Da tempo forze potenti si stanno muovendo contro il costituzionalismo democratico, individuato soprattutto in quei sistemi politici dell’Europa “periferica”, marginale, come viene classificata l’Italia. In un noto report di J.P. Morgan del maggio del 2013 (The Euro area adjustment: about halfway there) tali sistemi si sono ricostruiti in seguito a dittature e sono segnati da tali esperienze. Le Costituzioni “tendono a mostrare una forte impronta socialista, riflettono la forza delle Sinistre politiche, una forza conquistata nella lotta al fascismo”. Sistemi politici da correggere, quindi, perché da questa forza discendono: esecutivi deboli, un debole centralismo dello Stato rispetto alle regioni, la costituzionalizzazione dei diritti dei lavoratori, il clientelismo e tanto altro da raddrizzare. Ma non è solo l’opinione di una Banca mondiale. Recentemente molti rappresentanti di interessi forti si sono espressi a favore di un “riorientamento” della nostra Costituzione nel senso del “vento” dei mercati, dalla Goldman Sachs (settembre 2016) alla Confindustria.
La riforma costituzionale di Renzi è dentro questa “tendenza”. L’obiettivo della Costituzione malleabile era già dentro la nascita di questo Governo. Nel disegno di legge costituzionale presentato dal Presidente del Consiglio l’8 aprile del 2014, si legge con chiarezza che il processo di revisione deve seguire “l’esigenza di adeguare l’ordinamento interno alla recente evoluzione della governance economica europea (…) e alle relative stringenti regole di bilancio.” Il governo Renzi, senza alcuna dichiarazione al Parlamento, ha annullato il processo di revisione costituzionale dell’articolo 138 già avviato e a buon punto dell’iter parlamentare, sostituendolo con una iniziativa, non del Parlamento ma di una commissione, che ha dato al governo centralità di iniziativa nel ridisegno costituzionale.
La riforma costituzionale del governo segue il “vento” dei mercati. La “nuova” Costituzione, secondo Renzi, è pensata per far fronte alle “sfide derivanti dalla internazionalizzazione delle economie e dal mutato contesto della competizione globale” e a questo imperativo si deve sacrificare l’impianto del costituzionalismo democratico.

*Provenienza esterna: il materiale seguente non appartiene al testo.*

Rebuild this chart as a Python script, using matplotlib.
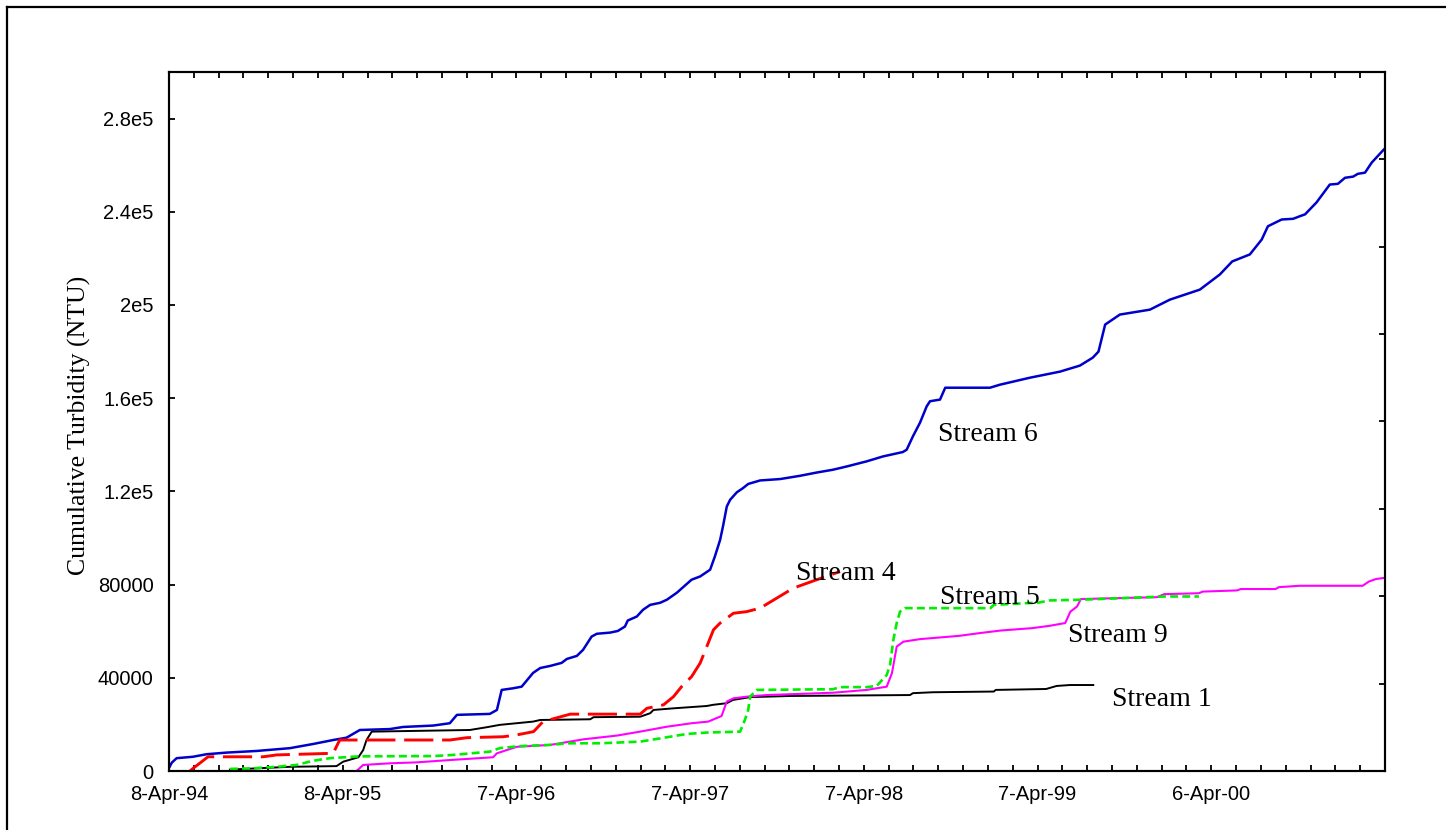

A dividere il Paese e a infiammare la campagna referendaria non è stata certamente la comune e sentita richiesta di ridurre il numero dei parlamentari (e non secondo le recenti pulsioni populistiche del nostro premier) oppure il superamento del bicameralismo paritario (ben dibattuto sin dentro la Costituente del 1947!) o –ancora- il superamento del CNEL. Quello che divide e dividerà anche dopo il 4 dicembre, è la natura della nostra Costituzione declassata a legge-regolamento. Non si fa fatica a riconoscere che la vittoria del SI’ aprirebbe la prospettiva di una revisione “permanente” della Costituzione perché la forza politica che vincerà le elezioni, con il premio di maggioranza che trasforma le minoranze politiche in maggioranze parlamentari, potrà prendere in ogni momento iniziative nel solco della demolizione del costituzionalismo democratico.
Questo sarà il terreno di battaglia politica dei socialisti a partire dal 5 dicembre e su questo terreno lavoreremo con le forze riformiste che hanno scelto il NO e quella parte della sinistra che avrà la forza e l’intelligenza di non farsi trascinare in una battaglia di pura difesa dell’esistente.
I socialisti per il NO, come hanno già detto nella Lettera aperta a tutta la sinistra, rivolgono un appello a tutte le forze democratiche e riformiste per aprire un confronto che prenda atto della necessità di dar vita a una Costituzione che si collochi in una dimensione globale partendo dall’ identificazione del confine tra sovranità nazionale inalienabile e parti di sovranità nazionale negoziabili.